One of the most important things I can teach you is to help you learn how to deal with big feelings without resorting to destructive behavior or violence. Everyone on the planet will experience loss, disappointment, grief, heartbreak, betrayal, etc. Tools to deal with these feelings: counseling, journaling, art, music, exercise, meditation, breathing exercises, yoga, being in nature, talking with friends, joining a support group, movement like dancing or skating, singing, acting, anthropomorphic dialogue with your emotions, naming your emotions and describe how they physically feel in your body. Asking the emotion what it needs you to know.


1Infant-20



Life is hard. But it's not so hard you can't figure it out.

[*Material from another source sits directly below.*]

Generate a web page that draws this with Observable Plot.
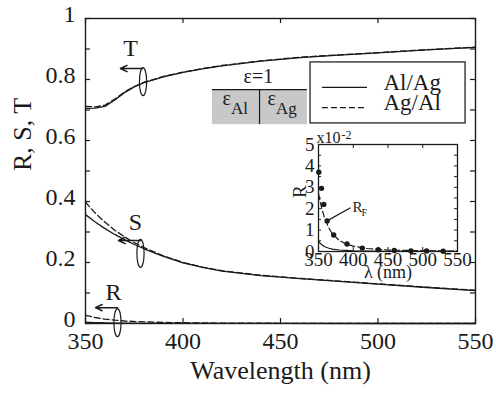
<!DOCTYPE html>
<html><head><meta charset="utf-8">
<script src="https://cdn.jsdelivr.net/npm/d3@7"></script>
<script src="https://cdn.jsdelivr.net/npm/@observablehq/plot@0.6"></script>
<style>
body{margin:0;background:#fff;}
#wrap{position:relative;width:496px;height:396px;}
</style></head><body><div id="wrap"></div>
<script>
// ---- data ----
const wavelength = [350,355,360,365,370,375,380,390,400,410,420,440,460,480,500,525,550];
const T_AlAg = [0.705,0.706,0.712,0.733,0.757,0.776,0.790,0.809,0.823,0.835,0.845,0.860,0.872,0.880,0.887,0.897,0.905];
const T_AgAl = [0.712,0.710,0.716,0.736,0.759,0.777,0.791,0.810,0.824,0.836,0.846,0.861,0.873,0.881,0.888,0.898,0.906];
const S_AlAg = [0.357,0.333,0.311,0.292,0.275,0.259,0.245,0.220,0.199,0.184,0.172,0.157,0.147,0.138,0.129,0.118,0.108];
const S_AgAl = [0.398,0.362,0.332,0.306,0.284,0.265,0.249,0.222,0.200,0.185,0.173,0.158,0.148,0.139,0.130,0.119,0.109];
// R in units of 1e-2
const rWavelength = [350,352,355,358,360,365,370,380,390,400,420,450,500,550];
const R_AlAg = [0.48,0.40,0.31,0.25,0.21,0.15,0.11,0.07,0.05,0.035,0.02,0.012,0.006,0.004];
const R_AgAl = [2.70,2.40,1.97,1.65,1.46,1.10,0.82,0.52,0.35,0.25,0.14,0.07,0.035,0.02];
// Fresnel reflectance R_F points (units of 1e-2)
const rfWavelength = [350.4,354.3,357.6,362.4,371.9,391,413,436,459,483,505.5,529.5];
const rfValue = [3.70,2.95,2.20,1.43,0.77,0.35,0.16,0.08,0.05,0.03,0.02,0.01];

const xTicks = [350,400,450,500,550];
const yTicks = [0,0.1,0.2,0.3,0.4,0.5,0.6,0.7,0.8,0.9,1];
const yLabels = [0,0.2,0.4,0.6,0.8,1];
const insetYTicks = [0,0.5,1,1.5,2,2.5,3,3.5,4,4.5,5];
const insetYLabels = [0,1,2,3,4,5];
const seriesNames = ["Al/Ag","Ag/Al"];

// ---- annotation anchors (data coordinates) ----
const curveLabels = [{t:"T",x:373.1,y:0.902},{t:"S",x:375.6,y:0.331},{t:"R",x:364.4,y:0.102}];
const curveArrows = [{x1:379.2,x2:367.9,y:0.836},{x1:378.2,x2:366.9,y:0.272},{x1:366.4,x2:355.1,y:0.052}];
const curveRings = [{x:379.5,y:0.793},{x:378.2,y:0.230},{x:366.4,y:0.003}];
const legendBox = [{x1:465.4,x2:544.9,y1:0.656,y2:0.856}];
const legendSolid = [{name:seriesNames[0],y:0.774,ty:0.791}];
const legendDashed = [{name:seriesNames[1],y:0.708,ty:0.725}];
const layerBox = [{x1:415.1,x2:463.8,y1:0.652,y2:0.767}];

const ff = "Liberation Serif";
const ink = "#1a1a1a";
const T = (data, o) => Plot.text(data, {fontFamily: ff, fill: ink, ...o});

const toRows = (xs, ys, k=1) => xs.map((x,i)=>({x, y: ys[i]*k}));

const ring = {
  draw(ctx){
    const rx=3.6, ry=14, k=0.5523;
    ctx.moveTo(rx,0);
    ctx.bezierCurveTo(rx,ry*k,rx*k,ry,0,ry);
    ctx.bezierCurveTo(-rx*k,ry,-rx,ry*k,-rx,0);
    ctx.bezierCurveTo(-rx,-ry*k,-rx*k,-ry,0,-ry);
    ctx.bezierCurveTo(rx*k,-ry,rx,-ry*k,rx,0);
    ctx.closePath();
  }
};

const W=496, H=396, mL=85, mR=21, mT=18, mB=73;
const fw = W-mL-mR, fh = H-mT-mB;

const main = Plot.plot({
  width:W, height:H, marginLeft:mL, marginRight:mR, marginTop:mT, marginBottom:mB,
  style:{color:ink, background:"transparent", fontFamily:ff},
  x:{domain:[350,550]},
  y:{domain:[0,1]},
  marks:[
    Plot.rect(layerBox,{x1:"x1",x2:"x2",y1:"y1",y2:"y2",fill:"#c8c8c8"}),
    Plot.ruleY(layerBox,{x1:"x1",x2:"x2",y:"y2",stroke:ink,strokeWidth:1.3}),
    Plot.ruleX(layerBox,{x:d=>(d.x1+d.x2)/2 - 0.2,y1:"y1",y2:"y2",stroke:ink,strokeWidth:1.2}),
    T(["ε=1"],{x:438.7,y:0.809,fontSize:20}),
    T(["ε"],{x:424.6,y:0.736,fontSize:20,textAnchor:"end"}),
    T(["Al"],{x:424.6,y:0.705,fontSize:17,textAnchor:"start"}),
    T(["ε"],{x:447.7,y:0.736,fontSize:20,textAnchor:"end"}),
    T(["Ag"],{x:447.7,y:0.705,fontSize:17,textAnchor:"start"}),

    Plot.rect(legendBox,{x1:"x1",x2:"x2",y1:"y1",y2:"y2",fill:"white",stroke:"#333",strokeWidth:1.4}),
    Plot.ruleY(legendSolid,{x1:471.5,x2:494.6,y:"y",stroke:ink,strokeWidth:1.3}),
    Plot.ruleY(legendDashed,{x1:471.5,x2:494.6,y:"y",stroke:ink,strokeWidth:1.3,strokeDasharray:"6,3"}),
    T(legendSolid.concat(legendDashed),{x:502.8,y:"ty",text:"name",fontSize:23,textAnchor:"start"}),

    Plot.line(toRows(wavelength,T_AlAg),{x:"x",y:"y",stroke:ink,strokeWidth:1.3}),
    Plot.line(toRows(wavelength,T_AgAl),{x:"x",y:"y",stroke:ink,strokeWidth:1.3,strokeDasharray:"6,3"}),
    Plot.line(toRows(wavelength,S_AlAg),{x:"x",y:"y",stroke:ink,strokeWidth:1.3}),
    Plot.line(toRows(wavelength,S_AgAl),{x:"x",y:"y",stroke:ink,strokeWidth:1.3,strokeDasharray:"6,3"}),
    Plot.line(toRows(rWavelength,R_AlAg,1e-2),{x:"x",y:"y",stroke:ink,strokeWidth:1.3}),
    Plot.line(toRows(rWavelength,R_AgAl,1e-2),{x:"x",y:"y",stroke:ink,strokeWidth:1.3,strokeDasharray:"6,3"}),

    T(curveLabels,{x:"x",y:"y",text:"t",fontSize:24}),
    Plot.arrow(curveArrows,{x1:"x1",x2:"x2",y1:"y",y2:"y",bend:0,headLength:9,headAngle:50,stroke:ink,strokeWidth:1.5}),
    Plot.dot(curveRings,{x:"x",y:"y",symbol:ring,r:5,stroke:ink,strokeWidth:1.2,fill:"none"}),

    Plot.frame({stroke:ink,strokeWidth:1.4}),
    Plot.tickX(xTicks,{x:d=>d,insetTop:fh-5,stroke:ink,strokeWidth:1.2}),
    Plot.tickX(xTicks,{x:d=>d,insetBottom:fh-5,stroke:ink,strokeWidth:1.2}),
    Plot.tickY(yTicks,{y:d=>d,insetRight:fw-5,stroke:ink,strokeWidth:1.2}),
    Plot.tickY(yTicks,{y:d=>d,insetLeft:fw-5,stroke:ink,strokeWidth:1.2}),
    Plot.axisX({ticks:xTicks,tickSize:0,tickPadding:8,fontSize:24,fontFamily:ff,fill:ink,label:null,tickFormat:d=>String(d)}),
    Plot.axisY({ticks:yLabels,tickSize:0,tickPadding:10,fontSize:24,fontFamily:ff,fill:ink,label:null,dy:-4,tickFormat:d=>String(d)}),
    T(["Wavelength (nm)"],{frameAnchor:"bottom",dy:55,fontSize:26}),
    T(["R, S, T"],{frameAnchor:"left",dx:-63,rotate:-90,fontSize:26})
  ]
});

// ---- inset ----
const iW=193, iH=157, imL=40, imR=14, imT=16, imB=34;
const ifw=iW-imL-imR, ifh=iH-imT-imB;
const inset = Plot.plot({
  width:iW, height:iH, marginLeft:imL, marginRight:imR, marginTop:imT, marginBottom:imB,
  style:{color:ink, background:"transparent", overflow:"visible", fontFamily:ff},
  x:{domain:[350,550]},
  y:{domain:[0,5]},
  marks:[
    Plot.line(toRows(rWavelength,R_AlAg),{x:"x",y:"y",stroke:ink,strokeWidth:1.2}),
    Plot.line(toRows(rWavelength,R_AgAl),{x:"x",y:"y",stroke:ink,strokeWidth:1.2,strokeDasharray:"6,3"}),
    Plot.dot(toRows(rfWavelength,rfValue),{x:"x",y:"y",r:2.7,fill:ink}),
    Plot.link([{x1:rfWavelength[3],y1:rfValue[3],x2:396,y2:2.04}],{x1:"x1",y1:"y1",x2:"x2",y2:"y2",stroke:ink,strokeWidth:1.2}),
    T(["R"],{x:398.9,y:2.06,fontSize:15,textAnchor:"start"}),
    T(["F"],{x:411.9,y:1.83,fontSize:10,textAnchor:"start"}),
    Plot.frame({stroke:ink,strokeWidth:1.3}),
    Plot.tickX(xTicks,{x:d=>d,insetTop:ifh-4,stroke:ink}),
    Plot.tickX(xTicks,{x:d=>d,insetBottom:ifh-4,stroke:ink}),
    Plot.tickY(insetYTicks,{y:d=>d,insetRight:ifw-3,stroke:ink}),
    Plot.tickY(insetYTicks,{y:d=>d,insetLeft:ifw-3,stroke:ink}),
    Plot.axisX({ticks:xTicks,tickSize:0,tickPadding:1,fontSize:19,fontFamily:ff,fill:ink,label:null,tickFormat:d=>String(d)}),
    Plot.axisY({ticks:insetYLabels,tickSize:0,tickPadding:4,fontSize:19,fontFamily:ff,fill:ink,label:null,tickFormat:d=>String(d)}),
    T(["x10"],{x:347.1,y:5.30,fontSize:16,textAnchor:"start"}),
    T(["-2"],{x:383.1,y:5.44,fontSize:12,textAnchor:"start"}),
    T(["λ (nm)"],{frameAnchor:"bottom",dy:26,fontSize:18}),
    T(["R"],{frameAnchor:"left",dx:-19,rotate:-90,fontSize:19})
  ]
});

const wrap = document.getElementById("wrap");
main.style.position="absolute"; main.style.left="0px"; main.style.top="0px";
inset.style.position="absolute"; inset.style.left=(318-imL)+"px"; inset.style.top=(144-imT)+"px";
wrap.appendChild(main);
wrap.appendChild(inset);
</script>
</body></html>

You're going to be fine. xoxo


11-21



Your job is to help your kids find themselves, not to implant an agenda of your own.


1, 5, 10, 15, 20



To my boys: Personally I believe the boy / man should pay when out on a date. Always be prepared to pay - but sometimes a girl / woman wants to pay or split the check. Don’t push back on that. Make sure she knows it would be your pleasure to pay because you want to show her a good time and spoil her, but that you understand that paying a check doesn’t put her in your debt. Instead, your motto should be “If you’re comfortable, I’m comfortable.” And that goes for a lot of categories including sex/ physical contact. And to my girls: Always be prepared to pay, offer to pay often. It’s a sad fact that some men feel they’re owed something if they spring for dinner. On a date you are never obligated to do or say anything you don’t want to. Never.


16, 21



You don’t have to like everyone you go to school with, or work with. You don’t even have to like your family! BUT, you have to treat everyone with respect and kindness. They are worthy of that no matter what your opinion of them may be.


15, 21



When driving in the car with your kids, ask them to count motorcycles, cyclists, pedestrians. Prize to the highest count! This will train them to be on the lookout for them.


10



When making decisions or setting goals etc, approach from the perspective of your truest self. That’s integrity.


14, 18, 21



Check out teen life coach Coaching with Will.


13



Walking at night during the wintertime remember to wear a bright scarf or something reflective. So many pedestrians get hit when it’s dark outside because they’re wearing dark colors and drivers can’t see them.


15, 20



Little trick for acne treatment: dandruff shampoo. Wash your face with Head and Shoulders and watch your skin clear up.


13-17



Some books you loved when you were a toddler: Alexander and the Terrible, Horrible, No Good, Very Bad Day, Horton Hatches an Egg, Room on the Broom, Gruffalo.


2-4



The moment you lose your cool, you’ve lost.


12,13, 14, 15, 16, 21



Look into Rustic Pathways to see the world and do some good.


15



Our nervous systems are just trying to keep us safe. If you were thrown into fight/flight/fawn today, give yourself some grace.


14, 21



Typically, brains aren’t mature until about age 25. ADHD brains take longer


17, 21



Stay put, don’t wonder if lost when we hike.


2, 3, 5



Everybody emits energy. What sort of energy do you want to put out into the universe? Your thoughts, actions, prayers, struggles, laughter, etc. that’s all you. Your energy is all your own. Spend some time thinking about what kind of aura to want to have.


17



make your own latch board / "busy board" for plenty of hours of learning and entertainment. Find lots of great ideas on Pinterest.


1-2



Paradoxical Commandments by Kent Keith.


19



Do the work. No short-cuts.


14



Trying to avoid the real work makes the task 100 times harder. Do the work.


9, 15, 21



Don’t stay down too long.


16, 19, 21



I once asked my mom if my grandmother (her mother in law) was rich. Her reply: “No, but she likes to think she is.” I think she meant my grandmother spent money like she had plenty of it when she really did not. Can relate. I hope you do better!


14, 21



We don’t always get what we want. Sometimes we have to wait. Sometimes we go without it. Sometimes when we DO get what we wanted it looks different than how we imagined it would. AND IT’S OK. We’re ok. The world keeps turning! That’s a huge lesson and a valuable one. Practice “pushing the snooze button” on wants. Enlist their help. “I understand you want ____. Would this be something you could snooze or do without?”


5, 10, 20



Approach difficult conversations looking to learn something, not to prove something.


16, 21



When you feel hopeless that’s when you know it’s time to seek help. It’s a red flag in someone’s demeanor. Notify parents if you notice this feeling of deep despair in yourself or someone you know. Help really does help.


13, 15, 17, 19, 21



I hope you find a partner with who are your most authentic self, and who you love for who they genuinely are.


15, 21



I’m parenting as in most things, staying calm is more than half the battle. Practice keeping your cool in all situations. No yelling blaming freaking out or meanness. Calm rules the day.


1, 21



Thomas Jefferson’s Ten Rules of Conduct. This makes a good exercise for penmanship or for writing “lines” as instructional punishment.


11



Read Big Magic by Liz Gilbert. Re-read every 5-10 years.